As far as properties of the dataset go, it mostly comes to one property: a likelihood that the keys are reasonably evenly (or at least predictably) distributed throughout the range of possibilities. Without that, an interpolation search can actually be slower than a binary search.
For example, consider a data set with strings of lower-case letters as keys. Let's assume you have a key that starts with "x". An interpolation search will clearly indicate that you should start searching very close to the end of the set. If, however, most of your keys actually start with 'z', and almost none with anything from 'a' though 'y', the one you're searching for may actually be very close to the beginning of the set instead. It can/may take a considerable number of iterations before the search gets close to the beginning where the string starting with 'w' reside. Each iteration would remove only ~10% of the data set from consideration, so it would take several iterations before it got close to the beginning where the keys starting with 'w' actually reside.
By contrast, a binary search would start at the middle, get to the one-quarter mark at the second iteration, one-eighth mark on the third, and so on. Its performance would be nearly unaffected by the skew in the keys. Each iterations would remove half the data set from consideration, just as if the keys were evenly distributed.
I hasten to add, however, that it really does take quite a skewed distribution to make an interpolation search noticeably worse than a binary search. It can, for example, perform quite well even in the presence of a fair amount of localized clustering.
I should also mention that an interpolation search does not necessarily need to use linear interpolation. For example, if your keys are known to follow some non-linear distribution (e.g., a bell-curve), it becomes fairly easy to take that into account in the interpolation function to get results little different from having an even distribution.

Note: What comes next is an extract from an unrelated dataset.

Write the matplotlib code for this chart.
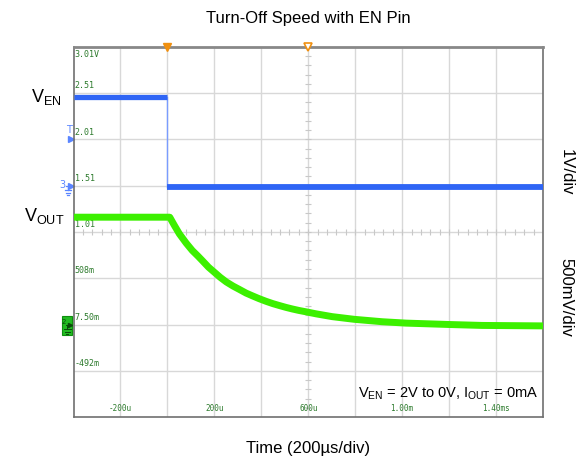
import matplotlib
matplotlib.use('Agg')
import matplotlib.pyplot as plt
from matplotlib.patches import Rectangle
import numpy as np

plt.rcParams['font.family'] = ['Liberation Sans', 'DejaVu Sans']
plt.rcParams['mathtext.default'] = 'regular'

# scope settings
t_div = 200.0          # us per division
en_scale = 1.0         # V/div, EN channel
out_scale = 0.5        # V/div, VOUT channel
en_ground = 5          # division of EN 0V marker
out_ground = 2         # division of VOUT 0V marker

# EN pin (blue)
en_t = [-400, 0, 0, 1600]
en_v = [1.92, 1.92, -0.03, -0.03]

# VOUT (green)
vout_t = [-400, 10, 30, 51, 80, 106, 130, 149, 175, 200, 225, 251, 280, 306,
          335, 362, 390, 421, 450, 477, 505, 532, 560, 591, 634, 702, 796,
          915, 1017, 1200, 1340, 1600]
vout_v = [1.16, 1.16, 1.07, 0.98, 0.88, 0.80, 0.74, 0.69, 0.62, 0.565, 0.51,
          0.46, 0.415, 0.38, 0.34, 0.31, 0.28, 0.25, 0.225, 0.205, 0.185,
          0.168, 0.152, 0.137, 0.115, 0.085, 0.056, 0.03, 0.015, 0.0, -0.01,
          -0.015]

# graticule labels
y_label_divs = [1, 2, 3, 4, 5, 6, 7, 8]
y_labels = ['-492m', '7.50m', '508m', '1.01', '1.51', '2.01', '2.51', '3.01V']
x_label_t = [-200, 200, 600, 1000, 1400]
x_labels = ['-200u', '200u', '600u', '1.00m', '1.40ms']

blue = '#2f65f5'
light_blue = '#5a85ff'
green = '#3cf000'
lbl_green = '#2c7a2c'
orange = '#f09010'

fig = plt.figure(figsize=(5.85, 4.65), dpi=100)
ax = fig.add_axes([73.5 / 585, 48 / 465, (543 - 73.5) / 585, (417 - 47) / 465])
ax.set_xlim(-400, 1600)
ax.set_ylim(0, 8)

# grid
for k in range(1, 10):
    ax.axvline(-400 + k * t_div, color='#d8d8d8', lw=1.0, zorder=1)
for k in range(1, 8):
    ax.axhline(k, color='#d8d8d8', lw=1.0, zorder=1)

# minor ticks on the centre lines
ax.plot(np.full(39, 600.0), np.arange(1, 40) * 0.2, ls='none', marker='_',
        ms=4, color='#c8c8c8', mew=0.8, zorder=1)
ax.plot(-400 + np.arange(1, 50) * t_div / 5, np.full(49, 4.0), ls='none',
        marker='|', ms=4, color='#c8c8c8', mew=0.8, zorder=1)

# traces
en_d = [en_ground + v / en_scale for v in en_v]
out_d = [out_ground + v / out_scale for v in vout_v]
ax.plot(en_t[1:3], en_d[1:3], color='#7a9cff', lw=1.0, zorder=3)
ax.plot(en_t[:2], en_d[:2], color=blue, lw=3.8, solid_capstyle='butt', zorder=3)
ax.plot(en_t[2:], en_d[2:], color=blue, lw=4.2, solid_capstyle='butt', zorder=3)
ax.plot(vout_t, out_d, color=green, lw=5.0, solid_capstyle='butt',
        solid_joinstyle='round', zorder=4)

# graticule text
for d, s in zip(y_label_divs, y_labels):
    if d == 8:
        ax.text(-395, d - 0.06, s, color=lbl_green, fontsize=6,
                family='DejaVu Sans Mono', va='top', ha='left')
    else:
        ax.text(-395, d + 0.06, s, color=lbl_green, fontsize=6,
                family='DejaVu Sans Mono', va='bottom', ha='left')
for t, s in zip(x_label_t, x_labels):
    ax.text(t, 0.08, s, color=lbl_green, fontsize=5.5,
            family='DejaVu Sans Mono', va='bottom', ha='center')

# trigger markers
ax.plot([0], [8], marker='v', ms=6, color=orange, clip_on=False, zorder=6)
ax.plot([600], [8], marker='v', ms=6, mfc='white', mec=orange, mew=1.2,
        clip_on=False, zorder=6)


def ground(x, y, color, lw=0.9):
    # small ground symbol, x in us, y in divisions (top of stem)
    ax.plot([x, x], [y, y - 0.1], color=color, lw=lw, clip_on=False, zorder=7)
    for i, w in enumerate([14, 9, 4]):
        yy = y - 0.1 - i * 0.055
        ax.plot([x - w, x + w], [yy, yy], color=color, lw=lw, clip_on=False,
                zorder=7)


# channel markers on the left edge
ax.plot([-409], [6], marker='>', ms=4, color=light_blue, clip_on=False)
ax.text(-418, 6.1, 'T', color=light_blue, fontsize=7, ha='center',
        va='bottom', family='DejaVu Sans')
ax.plot([-409], [en_ground], marker='>', ms=4, color=light_blue, clip_on=False)
ax.plot([-430, -412], [en_ground, en_ground], color=light_blue, lw=0.9,
        clip_on=False)
ax.text(-436, en_ground + 0.02, '3', color=light_blue, fontsize=7, ha='right',
        va='center', family='DejaVu Sans')
ground(-424, en_ground, light_blue)

ax.add_patch(Rectangle((-449, 1.77), 44, 0.41, fc='#22bb22', ec='#0f8f0f',
                       lw=0.8, clip_on=False, zorder=6))
ax.text(-440, 2.05, '2', color='#0a4a0a', fontsize=5, ha='center',
        va='center', family='DejaVu Sans', zorder=7)
ax.plot([-415], [2.0], marker='>', ms=3, color='#0a4a0a', clip_on=False,
        zorder=7)
ax.plot([-432, -418], [2.0, 2.0], color='#0a4a0a', lw=0.7, clip_on=False,
        zorder=7)
ground(-426, 2.0, '#0a4a0a', lw=0.7)

# frame
for side in ['left', 'right', 'bottom']:
    ax.spines[side].set_color('#707070')
    ax.spines[side].set_linewidth(1.2)
ax.spines['top'].set_color('#888888')
ax.spines['top'].set_linewidth(2.0)
ax.set_xticks([])
ax.set_yticks([])

# annotations around the screen
fig.text(308 / 585, 1 - 19 / 465, 'Turn-Off Speed with EN Pin', fontsize=12,
         ha='center', va='center')
fig.text(308 / 585, 1 - 448 / 465, 'Time (200\u00b5s/div)', fontsize=12,
         ha='center', va='center')
fig.text(46 / 585, 1 - 97 / 465, 'V$_{EN}$', fontsize=13, ha='center', va='center')
fig.text(44 / 585, 1 - 216 / 465, 'V$_{OUT}$', fontsize=13, ha='center', va='center')
fig.text(566 / 585, 1 - 172 / 465, '1V/div', fontsize=12, rotation=270,
         ha='center', va='center')
fig.text(566 / 585, 1 - 297 / 465, '500mV/div', fontsize=12, rotation=270,
         ha='center', va='center')
ax.text(1580, 0.5, 'V$_{EN}$ = 2V to 0V, I$_{OUT}$ = 0mA', fontsize=10.5,
        ha='right', va='center')

fig.savefig('out.png', dpi=100)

a, however, would hurt performance dramatically.
Nov 14, 2011 at 20:19
I'd likely think the question is how easily can you come up with an interpolation function that actually does better than binary search.
From Wikipedia on Interpolation Search:
Using big-O notation, the performance of the interpolation algorithm on a data set of size N is O(N); however under the assumption of a uniform distribution of the data on the linear scale used for interpolation, the performance can be shown to be O(log log N).
Practical performance of interpolation search depends on whether the reduced number of probes is outweighed by the more complicated calculations needed for each probe. It can be useful for locating a record in a large sorted file on disk, where each probe involves a disk seek and is much slower than the interpolation arithmetic.
Index structures like B-trees also reduce the number of disk accesses, and are more often used to index on-disk data in part because they can index many types of data and can be updated online. Still, interpolation search may be useful when one is forced to search certain sorted but unindexed on-disk datasets.
Binary search and interpolation search are both considered as linear search methods.
They both expect the list being searched to be sorted on the column refered to as the key. This is very important.
Binary search works for strings or numbers as long as they are stored in sorted order. The primary idea behind Binary search is that it is based on examining the middle element. Interpolation search is a variant. Instead of using the exact middle element it guesses where the next element to compare with passed value is. See the reference provided by JB King answer or the one below in this answer for details on how the interpolation search algorithm calculates the next key value.
"Interpolation search works only on numerical elements arranged in sorted arrays order with uniform distribution (that is, the interval between any to successive elements are roughly constant" (quote from reference below P 737, also a performance comparison between different linear search methods are included).